On 19 March, Avecilla's Español and Padrós's Madrid faced each other in the semifinals of the Madrid Qualifying Tournament (the qualification contest for the 1904 Copa del Rey) and it ended in a dramatic 5–5 draw. Español wanted to play the replay in the next day, but Madrid refused, citing the rules of the tournament which stated that a replay could not be played less than 48 hours after the previous game. Nonetheless, Español de Madrid went to replay the match on the next day, but Madrid did not appear. The Madrid federation, whose president Ceferino Avecilla happened to be president of Español de Madrid as well, ruled in favor of Español, and they were declared winners of the match, thus eliminating the Padrós's Madrid FC from the competition. The tournament ended in further controversy when Español de Madrid was unable to participate in the final, meaning Athletic Club were declared the champions. This caused a terrible journalistic controversy between the Madrid and Bilbao press, fueled by the famous Bowden, but the Basques knew that Bowden was the pseudonym that Avecilla used when he was a sports reporter, so they paid no attention to it.

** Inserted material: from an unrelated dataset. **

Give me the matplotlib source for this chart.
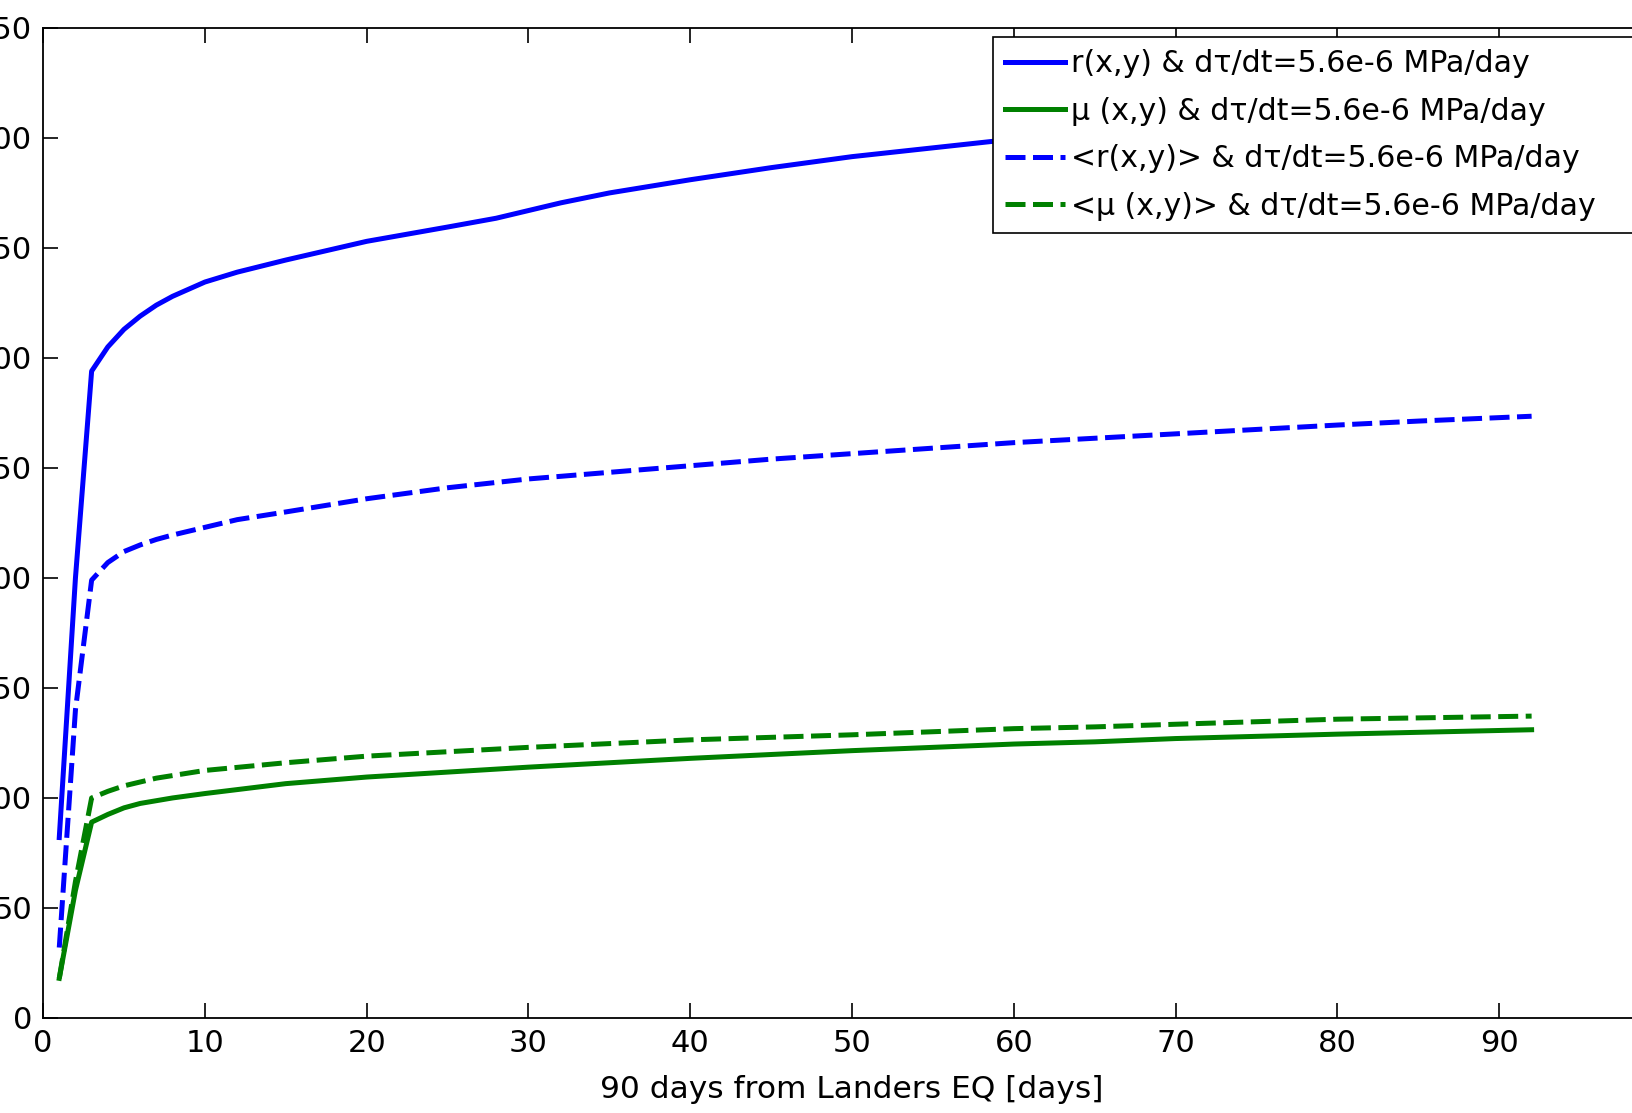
import matplotlib
matplotlib.use("Agg")
import matplotlib.pyplot as plt

plt.rcParams['font.family'] = ['DejaVu Sans']

# (days after Landers EQ)
days_r = [1, 2, 3, 4, 5, 6, 7, 8, 10, 12, 15, 20, 25, 28, 30, 32, 35, 40, 45, 50, 55, 60, 70, 80, 92]
r_vals = [82, 200, 294, 305, 313, 319, 324, 328, 334.5, 339, 344.5, 353, 359.5, 363.5, 367, 370.5,
          375, 381, 386.5, 391.5, 395.5, 399.5, 406, 412, 419]

days_mu = [1, 2, 3, 4, 5, 6, 8, 10, 15, 20, 30, 40, 50, 60, 65, 70, 80, 92]
mu_vals = [18, 58, 89, 92.5, 95.5, 97.5, 100, 102, 106.5, 109.5, 114, 118, 121.5, 124.5, 125.5, 127, 129, 131]

days_rm = [1, 2, 3, 4, 5, 6, 7, 8, 10, 12, 15, 20, 25, 30, 35, 40, 45, 50, 55, 60, 65, 70, 75, 80, 85, 92]
rm_vals = [32, 140, 199, 207, 212, 215, 217.5, 219.5, 223, 226.5, 230, 236, 241, 245, 248, 251, 254,
           256.5, 259, 261.5, 263.5, 265.5, 267.5, 269.5, 271.3, 273.5]

days_mum = [1, 2, 3, 4, 5, 7, 10, 15, 20, 30, 40, 50, 60, 65, 70, 80, 92]
mum_vals = [18, 62, 100, 103, 105.5, 109, 112.5, 116, 119, 123, 126.4, 128.7, 131.5, 132.3, 133.5, 135.8, 137.2]

labels = ["r(x,y) & dτ/dt=5.6e-6 MPa/day",
          "μ (x,y) & dτ/dt=5.6e-6 MPa/day",
          "<r(x,y)> & dτ/dt=5.6e-6 MPa/day",
          "<μ (x,y)> & dτ/dt=5.6e-6 MPa/day"]

fig = plt.figure(figsize=(16.32, 11.13), dpi=100)
ax = fig.add_axes([0.0264, 0.0854, 0.9914, 0.8895])

ax.plot(days_r, r_vals, "-", color="#0000ff", lw=3.6, label=labels[0])
ax.plot(days_mu, mu_vals, "-", color="#008000", lw=3.6, label=labels[1])
ax.plot(days_rm, rm_vals, "--", color="#0000ff", lw=3.6, dashes=(4, 1.5), label=labels[2])
ax.plot(days_mum, mum_vals, "--", color="#008000", lw=3.6, dashes=(4, 1.5), label=labels[3])

ax.set_xlim(0, 100)
ax.set_ylim(0, 450)
ax.set_xticks(range(0, 100, 10))
ax.set_yticks(range(0, 451, 50))
ax.tick_params(direction="in", length=11, width=1.2, top=True, right=True, labelsize=22, pad=8)
for s in ax.spines.values():
    s.set_linewidth(1.3)
ax.set_xlabel("90 days from Landers EQ [days]", size=22.5, labelpad=12)

# legend box runs past the right edge of the picture, as in the original
leg = ax.legend(loc="upper left", bbox_to_anchor=(993 / 1632, 1 - 37 / 1113, 0.42, 0),
                bbox_transform=fig.transFigure, mode="expand", fontsize=21.6, fancybox=False,
                framealpha=1, edgecolor="black", handlelength=2.0, handletextpad=0.2,
                labelspacing=0.62, borderaxespad=0, borderpad=0.4)
leg.get_frame().set_linewidth(1.2)

fig.savefig("out.png", dpi=100)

Avecilla only lasted three months at the helm of the Madrid Federation, because the federation ceased to exist after the controversial and chaotic development of the 1904 Copa del Rey, for which all the blame was laid on him, when actually, he was the victim of a set of intrigues and snares, as the cup was boycotted by Padrós's Madrid FC to put an end to the federation, so it could be them the ones to organize the tournaments. Avecilla presented his resignation on 24 March, and although it was not accepted by the board, the federation ceased to exist five days later, on 29 March 1904. Months later Avecilla returned to send a letter of resignation, but now merely a formality because the federation had already disappeared. After the summer of 1904, Avecilla also concluded his mandate with Español de Madrid, leaving the club orphaned in its management despite being the current champion from Madrid and having the Giralt brothers. Avecilla's experience in football must have been highly unpleasant, since he abandoned sports forever to focus on his journalistic and literary activity.

==Writing career==
Avecilla is the author of the novels Los crepúsculos (1906), Rincón de humbles (1908), Margot quiere ser honrada (1922) and La amaba locamente (1925), but he found greater professional success through theater. His first play Silencio, was premiered in 1913 at the Colegio Imperial de Madrid, and before 1922 he had staged almost a dozen works, including Los camino de Roma (1917), El enemigo malo, Tupi-Palace, Su majestad and El estudiante de Salamanca.

==Later life==
His communist ideology made him have an active political activity during the republican years, to the point of being forced to take refuge twice in Paris. Avecilla was one of those responsible for the General Society of Authors and Publishers during the Spanish Civil War, after which he had to go into exile in Mexico, after having been imprisoned at the end of the Civil War. He arrived in Mexico on 22 May 1942, where he continued his active journalistic and literary career, collaborating in various magazines, in which he wrote theater and film reviews. Four years after his arrival, he premiered the play La condemned (1946), which he wrote during his time in prison.

In 1947, Avecilla won the first prize in the Theatrical and Lyrical Art Contest organized in France by the Spanish Libertarian Movement with the work Que en España empieza a amanecer. After this award, little is known about his life, and the exact date of his death is unknown. It is believed that he died in 1956.